3. Serve salad on a bed of mesclun.

Pad Thai Obsession

Pad_thai_bbt2l
The national dish of Thailand… there are as many variations as there are temples in Bangkok. My quest for the perfect pad Thai began after I tried the noodle dish for the first time (about 12 years ago). I lived in the Fenway and there were at least 4 Thai restaurants within a 1 block radius. Within a week, I had tasted them all and picked Bangkok City’s version as my favorite. Though the restaurant’s other dishes were not as good, the pad Thai was far superior and that was all I needed.

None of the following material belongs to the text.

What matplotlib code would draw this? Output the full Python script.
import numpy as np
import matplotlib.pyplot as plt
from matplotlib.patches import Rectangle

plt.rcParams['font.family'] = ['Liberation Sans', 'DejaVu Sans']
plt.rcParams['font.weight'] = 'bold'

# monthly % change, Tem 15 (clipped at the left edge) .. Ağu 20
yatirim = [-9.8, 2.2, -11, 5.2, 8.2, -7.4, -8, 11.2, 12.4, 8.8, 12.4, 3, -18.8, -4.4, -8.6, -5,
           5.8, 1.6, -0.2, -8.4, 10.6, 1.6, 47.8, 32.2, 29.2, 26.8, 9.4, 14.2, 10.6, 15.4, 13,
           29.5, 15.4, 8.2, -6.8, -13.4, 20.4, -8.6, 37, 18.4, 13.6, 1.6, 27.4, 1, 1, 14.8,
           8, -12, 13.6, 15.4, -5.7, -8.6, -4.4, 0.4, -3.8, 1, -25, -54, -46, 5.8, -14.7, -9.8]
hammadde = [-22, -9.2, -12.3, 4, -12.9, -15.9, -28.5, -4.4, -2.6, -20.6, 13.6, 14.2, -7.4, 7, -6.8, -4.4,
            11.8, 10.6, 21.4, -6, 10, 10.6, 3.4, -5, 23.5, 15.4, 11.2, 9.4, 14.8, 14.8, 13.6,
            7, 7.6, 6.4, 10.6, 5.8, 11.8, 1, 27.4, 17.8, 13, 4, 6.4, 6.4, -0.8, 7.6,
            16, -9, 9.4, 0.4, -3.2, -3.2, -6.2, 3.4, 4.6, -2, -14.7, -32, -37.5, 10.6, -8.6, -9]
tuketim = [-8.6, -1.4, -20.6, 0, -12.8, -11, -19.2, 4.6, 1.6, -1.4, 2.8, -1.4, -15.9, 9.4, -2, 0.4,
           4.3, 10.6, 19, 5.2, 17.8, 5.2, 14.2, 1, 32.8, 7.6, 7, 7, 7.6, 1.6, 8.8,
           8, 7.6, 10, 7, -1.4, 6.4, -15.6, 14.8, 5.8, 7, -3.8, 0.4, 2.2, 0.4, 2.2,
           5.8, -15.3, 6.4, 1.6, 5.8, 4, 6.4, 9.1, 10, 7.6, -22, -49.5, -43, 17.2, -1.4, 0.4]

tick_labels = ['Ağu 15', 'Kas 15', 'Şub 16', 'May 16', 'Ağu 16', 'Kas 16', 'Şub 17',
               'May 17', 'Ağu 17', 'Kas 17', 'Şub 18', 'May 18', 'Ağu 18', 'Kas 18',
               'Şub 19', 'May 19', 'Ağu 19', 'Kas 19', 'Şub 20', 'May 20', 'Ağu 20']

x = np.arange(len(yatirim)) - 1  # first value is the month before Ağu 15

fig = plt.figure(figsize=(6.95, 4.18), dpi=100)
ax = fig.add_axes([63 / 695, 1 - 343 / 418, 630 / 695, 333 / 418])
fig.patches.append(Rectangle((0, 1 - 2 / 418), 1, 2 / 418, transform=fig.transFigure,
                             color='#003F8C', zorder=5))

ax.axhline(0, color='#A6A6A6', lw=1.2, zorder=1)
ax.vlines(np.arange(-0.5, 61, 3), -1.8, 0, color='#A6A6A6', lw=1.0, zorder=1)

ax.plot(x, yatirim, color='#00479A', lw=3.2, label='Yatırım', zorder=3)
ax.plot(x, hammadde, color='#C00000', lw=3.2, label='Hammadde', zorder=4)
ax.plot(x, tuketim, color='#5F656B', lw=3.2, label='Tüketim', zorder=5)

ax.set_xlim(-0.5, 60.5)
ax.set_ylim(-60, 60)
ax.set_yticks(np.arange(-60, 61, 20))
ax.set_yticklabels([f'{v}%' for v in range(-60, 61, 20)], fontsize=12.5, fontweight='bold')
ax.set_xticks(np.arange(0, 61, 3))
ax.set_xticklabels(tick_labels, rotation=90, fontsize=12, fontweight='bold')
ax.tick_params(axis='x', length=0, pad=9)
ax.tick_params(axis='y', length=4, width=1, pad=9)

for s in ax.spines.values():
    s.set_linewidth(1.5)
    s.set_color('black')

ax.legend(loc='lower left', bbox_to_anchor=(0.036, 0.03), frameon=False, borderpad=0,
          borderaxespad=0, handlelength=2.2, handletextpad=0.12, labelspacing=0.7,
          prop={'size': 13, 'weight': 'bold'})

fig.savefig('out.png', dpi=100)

The obsession continued as I tried to refine the dish at home. I went on-line and found hundreds of recipes. Though I had never studied Thai cuisine (save a one hour lecture in culinary school), I could decipher the pattern of sweet, salty, sour and hot. I created a little spreadsheet that laid out all the variations. Based on intuition and further research, I decided that fish sauce was more authentic than soy sauce, and ketchup just had no place at all. And so I began testing recipes. My friend Paul Sussman, who owned Daddy-O’s, let me use his prep kitchen during dinner service to test out recipes. At the end of the shift, I served his staff oodles and oodles of noodles. Though they were delighted, I was not pleased with my results – the flavor was always a bit off, and the texture of the noodles was never right either.

After many failed attempts at trying to unlock the secret of good pad Thai, I realized the only solution was to travel to Thailand and take a cooking class. I had been forewarned that Thai pad Thai was very different than American pad Thai.

While vacationing, I ate noodles at most every meal – at street stalls, at restaurants and cafes. Each one a little different – most used the fresh rice noodles, some were spicy, some were not. In the cooking class, the mystery of the cooking technique was revealed. After a brief pan frying, the noodles were softened with the addition of water. The sauce, I was surprised, did in fact have soy and oyster sauces.

When I got home, I experimented a little more with the sauce, and ultimately, omitted the soy sauce altogether, but kept the oyster. I call my version “Pad Thai – Type A” (and I’m sure you can guess why…). This is what I came up with:

Pad Thai – Type A

7 oz. dried rice stick noodles

Sauce
3 tbs. “prepared” tamarind pulp
2 tbs. palm sugar
2 tbs. oyster sauce
2 tbs. fish sauce
1/4 tsp. (or to taste) thai chili powder or cayenne

3 tbs. oil
2 eggs lightly beaten
2 oz. firm tofu, diced, dried well on a paper towel
2 garlic cloves, diced
1 shallot, dice (opt.)
1 tbs. ground preserved turnip
6 oz. shrimp or chicken or combination (opt.)
4 scallions, cut into 2” pieces
¼ cup roasted unsalted peanuts, coarsely ground
1 ½ cup bean sprouts, soaked in cold water
1 lime quarter
1. Soak the dried noodles in hot water for 15 minutes. Drain.
2. To make the sauce: combine tamarind with palm sugar, oyster sauce, chili powder and fish sauce.
3. Heat 2 tbs. oil. Add drained tofu, and cook without stirring for 2-3 minutes, until tofu develops a brown crust on the bottom, and doesn’t stick. Add garlic and shallots, and stir fry until soft. Add shrimp/chicken (opt) and preserved turnip.
4. Add noodles. Stir fry for 1 minute. Add 1/2 cup water to soften noodles. Stir fry until the water has evaporated. Add sauce, scallions and peanuts, and stir fry.
5. Push noodles to the side of the pan, and push that part of the pan off the heat. In the open space, pour in the eggs. Let eggs set for 1 minute before stirring into the noodles
6. Cook until noodles are soft and pliable. Add in sprouts and toss.
Garnish with lime and remaining sprouts.